When you think urban graffiti, negative connotations usually follow.

York Region has been hit by some anti-Semitic and racist graffiti at schools and off Highway 400 in the past few weeks.

But Thornhill artist Suzanne Metz is trying to change all that with her very personal vision of the Vaughan Metropolitan Centre, Urban Graffiti.

Metz's lively, abstract paintings are now on display On the Slate at Vaughan City Hall.

The group of paintings represent the artist's own interpretation of the VMC, the multi-decade massive development ongoing north of Highway 7 near Jane Street.

"Graffiti is a symbolic expression and this is about street art," said Metz.

"It's everything, it's railway lines, it's roads, it's movement and energy," she said about the works painted in acrylic, charcoal, ink and oil pastel.

Graffiti as an art form is well-established with world-famous practitioners like Britain's Banksy and others producing legions of fans.

Sharon Gaum-Kuchar, public art curator for the City of Vaughan, said Metz's work not only raises public awareness for the Vaughan Metropolitan Centre, but also "puts graffiti away from the aspect where it can just be vandalism. This work has positive words like imagine or peace," in it she said.

This isn't the first time Metz has imagined what the VMC can be.

In 2015, her painting Cityscape was judged best in show among 161 works for the Inspired Cities art integration project.

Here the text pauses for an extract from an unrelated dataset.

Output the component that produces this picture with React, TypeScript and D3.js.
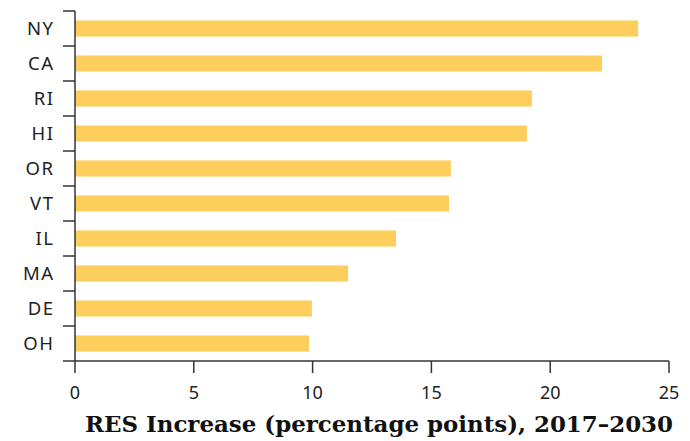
import React from "react";
import * as d3 from "d3";

const states = ["NY", "CA", "RI", "HI", "OR", "VT", "IL", "MA", "DE", "OH"];
const increases = [23.7, 22.18, 19.23, 19.02, 15.82, 15.74, 13.51, 11.49, 9.97, 9.85];
const xTicks = [0, 5, 10, 15, 20, 25];
const axisTitle = "RES Increase (percentage points), 2017–2030";

const W = 690;
const H = 441;
const M = { left: 75, right: 21, top: 11, bottom: 80 };

export default function App() {
  const x = d3.scaleLinear().domain([0, 25]).range([M.left, W - M.right]);
  const y = d3.scaleBand<string>().domain(states).range([M.top, H - M.bottom]).paddingInner(0).paddingOuter(0);
  const bw = y.bandwidth();
  const barH = bw * 0.46;
  const axisColor = "#333";
  const boundaries = states.map((s) => y(s)!).concat([H - M.bottom]);
  const sans = "'Noto Sans', 'Open Sans', sans-serif";
  return (
    <svg width={W} height={H} style={{ position: "absolute", left: 0, top: 0, background: "#fff" }}>
      {states.map((s, i) => (
        <rect key={s} x={x(0)} y={y(s)! + (bw - barH) / 2} width={x(increases[i]) - x(0)} height={barH} fill="#FDCE5C" />
      ))}
      {/* y axis */}
      <line x1={x(0)} x2={x(0)} y1={M.top} y2={H - M.bottom} stroke={axisColor} strokeWidth={1.5} />
      {boundaries.map((b, i) => (
        <line key={i} x1={x(0) - 12} x2={x(0)} y1={b} y2={b} stroke={axisColor} strokeWidth={1.5} />
      ))}
      {states.map((s) => (
        <text key={s} x={x(0) - 20.5} y={y(s)! + bw / 2} dy="0.36em" textAnchor="end" fontFamily={sans} fontSize={18.5} letterSpacing={1.5} fill="#222">
          {s}
        </text>
      ))}
      {/* x axis */}
      <line x1={x(0)} x2={x(25)} y1={H - M.bottom} y2={H - M.bottom} stroke={axisColor} strokeWidth={1.5} />
      {xTicks.map((t) => (
        <g key={t}>
          <line x1={x(t)} x2={x(t)} y1={H - M.bottom} y2={H - M.bottom + 12} stroke={axisColor} strokeWidth={1.5} />
          <text x={x(t)} y={H - M.bottom + 38} textAnchor="middle" fontFamily={sans} fontSize={18} fill="#222">
            {t}
          </text>
        </g>
      ))}
      <text x={85} y={432} fontFamily="'DejaVu Serif', 'Liberation Serif', serif" fontWeight="bold" fontSize={22} fill="#111" textLength={588} lengthAdjust="spacingAndGlyphs">
        {axisTitle}
      </text>
    </svg>
  );
}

A native of Johannesburg, South Africa, who has lived in Thornhill since 1986, Metz has been painting all her life. She earned a fine arts degree in her native land and has a long history of appearing in arts shows and displaying her work in York Region and Toronto. She has also taught art in a number of locations including the Lebovic campus in Vaughan.

Metz said her current project, Urban Graffiti, allows the "viewer, as always to interpret, walk past and see things as they imagine them to be."

Urban Graffiti is On the Slate until Nov. 10 at Vaughan City Hall, 2141 Major Mackenzie Dr. from Monday to Friday, 8:30 a.m. to 6 p.m.